> _Written problem_: Extract each line where the string "this" shows up.

[Collection entries]
________________________________________

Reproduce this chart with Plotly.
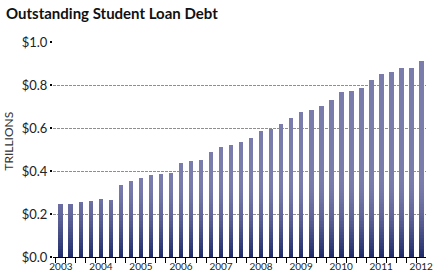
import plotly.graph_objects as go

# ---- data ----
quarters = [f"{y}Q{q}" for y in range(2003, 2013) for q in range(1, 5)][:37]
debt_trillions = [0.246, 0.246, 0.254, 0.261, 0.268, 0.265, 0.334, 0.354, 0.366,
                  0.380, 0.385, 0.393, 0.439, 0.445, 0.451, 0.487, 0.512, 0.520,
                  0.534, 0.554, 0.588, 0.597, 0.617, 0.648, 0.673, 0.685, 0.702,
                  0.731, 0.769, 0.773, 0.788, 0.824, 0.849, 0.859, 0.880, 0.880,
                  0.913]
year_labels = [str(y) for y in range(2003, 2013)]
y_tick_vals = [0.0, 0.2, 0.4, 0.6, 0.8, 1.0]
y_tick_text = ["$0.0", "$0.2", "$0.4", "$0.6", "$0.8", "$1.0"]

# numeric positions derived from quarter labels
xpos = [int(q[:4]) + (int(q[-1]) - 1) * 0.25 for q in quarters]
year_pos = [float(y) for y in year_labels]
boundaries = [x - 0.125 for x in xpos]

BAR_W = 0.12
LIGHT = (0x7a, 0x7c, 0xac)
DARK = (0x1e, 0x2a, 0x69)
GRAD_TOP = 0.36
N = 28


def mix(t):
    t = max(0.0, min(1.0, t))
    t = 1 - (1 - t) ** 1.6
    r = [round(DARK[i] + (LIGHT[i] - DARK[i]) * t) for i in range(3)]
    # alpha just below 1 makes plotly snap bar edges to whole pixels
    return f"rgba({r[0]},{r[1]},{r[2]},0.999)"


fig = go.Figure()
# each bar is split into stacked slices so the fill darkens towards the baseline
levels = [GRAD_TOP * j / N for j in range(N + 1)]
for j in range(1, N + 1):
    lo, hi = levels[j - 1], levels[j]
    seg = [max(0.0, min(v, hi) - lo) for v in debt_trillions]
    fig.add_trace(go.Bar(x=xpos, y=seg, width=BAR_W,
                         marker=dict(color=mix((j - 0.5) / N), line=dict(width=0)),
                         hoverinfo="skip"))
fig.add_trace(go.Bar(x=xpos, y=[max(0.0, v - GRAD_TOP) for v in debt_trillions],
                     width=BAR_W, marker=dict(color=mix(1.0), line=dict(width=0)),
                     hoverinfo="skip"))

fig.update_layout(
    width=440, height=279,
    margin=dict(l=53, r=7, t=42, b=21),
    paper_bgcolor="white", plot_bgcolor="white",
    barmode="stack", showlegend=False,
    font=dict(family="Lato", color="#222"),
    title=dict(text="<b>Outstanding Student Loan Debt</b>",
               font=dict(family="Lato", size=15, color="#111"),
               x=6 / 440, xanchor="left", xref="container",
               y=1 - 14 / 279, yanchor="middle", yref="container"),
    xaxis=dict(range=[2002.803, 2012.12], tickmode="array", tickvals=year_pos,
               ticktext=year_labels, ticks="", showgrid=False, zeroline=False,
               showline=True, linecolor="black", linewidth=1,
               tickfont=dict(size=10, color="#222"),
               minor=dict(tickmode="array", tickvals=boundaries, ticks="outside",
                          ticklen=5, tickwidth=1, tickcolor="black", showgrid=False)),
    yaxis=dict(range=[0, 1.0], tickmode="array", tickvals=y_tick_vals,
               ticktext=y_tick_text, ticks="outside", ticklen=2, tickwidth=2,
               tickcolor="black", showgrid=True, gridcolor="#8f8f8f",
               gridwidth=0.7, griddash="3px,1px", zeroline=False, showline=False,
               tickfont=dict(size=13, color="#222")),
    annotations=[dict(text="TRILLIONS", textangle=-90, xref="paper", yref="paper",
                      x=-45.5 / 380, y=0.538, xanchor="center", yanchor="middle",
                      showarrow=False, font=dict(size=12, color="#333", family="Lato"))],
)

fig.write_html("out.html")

________________________________________

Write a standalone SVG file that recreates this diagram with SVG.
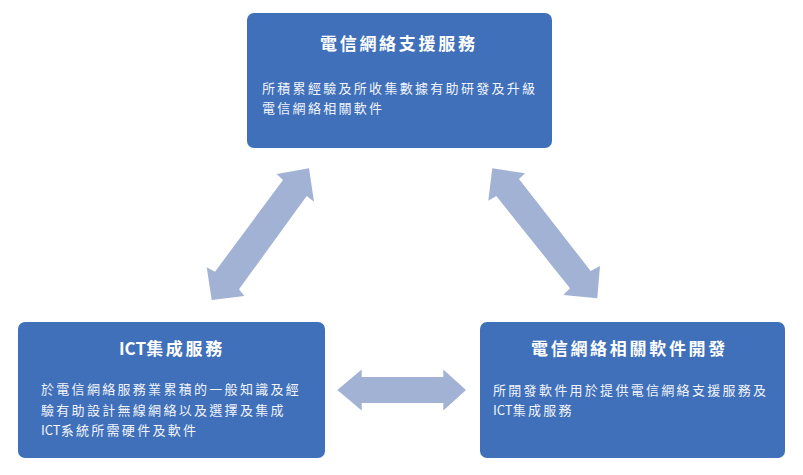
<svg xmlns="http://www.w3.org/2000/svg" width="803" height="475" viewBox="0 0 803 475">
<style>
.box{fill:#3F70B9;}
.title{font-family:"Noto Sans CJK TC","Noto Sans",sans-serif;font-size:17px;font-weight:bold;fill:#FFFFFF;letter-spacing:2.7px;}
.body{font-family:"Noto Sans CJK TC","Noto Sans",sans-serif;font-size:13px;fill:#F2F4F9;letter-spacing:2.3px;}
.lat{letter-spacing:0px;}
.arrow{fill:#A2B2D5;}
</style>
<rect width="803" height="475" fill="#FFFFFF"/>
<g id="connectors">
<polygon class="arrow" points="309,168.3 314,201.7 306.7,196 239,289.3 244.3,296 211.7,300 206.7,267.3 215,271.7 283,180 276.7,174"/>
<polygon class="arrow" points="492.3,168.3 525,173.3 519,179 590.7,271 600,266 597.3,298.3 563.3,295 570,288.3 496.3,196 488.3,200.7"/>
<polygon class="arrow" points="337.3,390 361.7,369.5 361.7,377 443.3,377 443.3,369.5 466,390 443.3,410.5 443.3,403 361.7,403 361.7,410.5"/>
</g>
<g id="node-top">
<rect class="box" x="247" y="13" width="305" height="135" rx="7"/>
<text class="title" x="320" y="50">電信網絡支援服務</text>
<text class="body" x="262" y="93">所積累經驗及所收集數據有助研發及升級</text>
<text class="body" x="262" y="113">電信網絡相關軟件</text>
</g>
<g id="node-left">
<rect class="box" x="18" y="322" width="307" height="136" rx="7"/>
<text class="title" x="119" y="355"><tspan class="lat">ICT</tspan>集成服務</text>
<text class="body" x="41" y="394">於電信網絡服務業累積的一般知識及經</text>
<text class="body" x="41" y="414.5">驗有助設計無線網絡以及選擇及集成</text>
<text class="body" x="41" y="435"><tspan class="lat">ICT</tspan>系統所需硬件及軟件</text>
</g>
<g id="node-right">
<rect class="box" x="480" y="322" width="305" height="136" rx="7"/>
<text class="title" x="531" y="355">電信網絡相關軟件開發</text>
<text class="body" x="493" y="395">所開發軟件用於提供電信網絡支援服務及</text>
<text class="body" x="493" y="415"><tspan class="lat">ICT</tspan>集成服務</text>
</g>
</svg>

________________________________________

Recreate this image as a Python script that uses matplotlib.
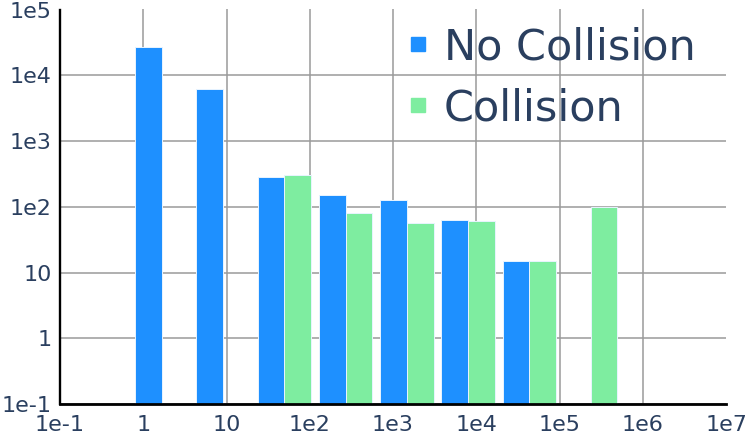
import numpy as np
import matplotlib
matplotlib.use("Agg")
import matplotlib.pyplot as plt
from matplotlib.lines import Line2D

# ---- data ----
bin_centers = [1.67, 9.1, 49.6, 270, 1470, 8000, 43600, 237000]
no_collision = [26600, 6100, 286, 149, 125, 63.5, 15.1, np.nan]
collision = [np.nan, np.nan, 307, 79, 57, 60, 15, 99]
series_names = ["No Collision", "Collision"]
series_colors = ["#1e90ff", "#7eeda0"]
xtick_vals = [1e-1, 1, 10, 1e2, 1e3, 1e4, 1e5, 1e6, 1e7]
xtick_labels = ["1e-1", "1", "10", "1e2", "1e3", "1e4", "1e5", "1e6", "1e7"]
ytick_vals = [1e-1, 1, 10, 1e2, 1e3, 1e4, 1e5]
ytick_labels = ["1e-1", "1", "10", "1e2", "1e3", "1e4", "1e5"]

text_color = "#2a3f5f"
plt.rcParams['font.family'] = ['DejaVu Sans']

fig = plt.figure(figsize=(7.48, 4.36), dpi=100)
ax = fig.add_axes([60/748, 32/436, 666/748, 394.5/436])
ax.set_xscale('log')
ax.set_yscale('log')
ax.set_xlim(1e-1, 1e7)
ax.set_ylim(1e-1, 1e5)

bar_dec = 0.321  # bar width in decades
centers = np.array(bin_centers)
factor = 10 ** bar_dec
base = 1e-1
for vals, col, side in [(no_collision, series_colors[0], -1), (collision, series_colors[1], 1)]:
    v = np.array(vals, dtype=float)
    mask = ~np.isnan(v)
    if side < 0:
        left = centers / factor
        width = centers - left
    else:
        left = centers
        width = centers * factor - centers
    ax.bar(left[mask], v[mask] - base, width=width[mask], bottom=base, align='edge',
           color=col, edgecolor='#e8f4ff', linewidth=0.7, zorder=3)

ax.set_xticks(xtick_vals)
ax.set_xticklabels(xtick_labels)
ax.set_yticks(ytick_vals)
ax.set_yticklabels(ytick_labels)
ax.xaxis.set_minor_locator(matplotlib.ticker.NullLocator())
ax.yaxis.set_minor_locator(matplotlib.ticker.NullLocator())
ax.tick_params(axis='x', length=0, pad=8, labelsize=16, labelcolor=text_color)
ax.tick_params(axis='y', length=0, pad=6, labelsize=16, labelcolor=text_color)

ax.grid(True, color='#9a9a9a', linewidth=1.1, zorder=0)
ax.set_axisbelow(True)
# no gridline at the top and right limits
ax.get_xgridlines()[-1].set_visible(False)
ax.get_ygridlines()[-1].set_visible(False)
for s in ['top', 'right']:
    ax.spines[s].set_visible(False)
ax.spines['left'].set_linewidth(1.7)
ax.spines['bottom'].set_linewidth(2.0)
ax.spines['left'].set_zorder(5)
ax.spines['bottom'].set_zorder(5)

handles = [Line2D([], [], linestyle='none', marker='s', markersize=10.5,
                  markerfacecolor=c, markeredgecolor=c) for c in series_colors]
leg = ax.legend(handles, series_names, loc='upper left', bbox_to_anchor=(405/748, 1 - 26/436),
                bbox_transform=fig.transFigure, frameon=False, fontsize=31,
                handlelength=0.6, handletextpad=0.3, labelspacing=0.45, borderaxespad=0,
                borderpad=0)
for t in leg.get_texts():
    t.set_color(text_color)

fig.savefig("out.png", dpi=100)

________________________________________

> _The result_:
Reproduce this chart with Plotly.
Write a standalone SVG file that recreates this diagram with SVG.
Recreate this image as a Python script that uses matplotlib.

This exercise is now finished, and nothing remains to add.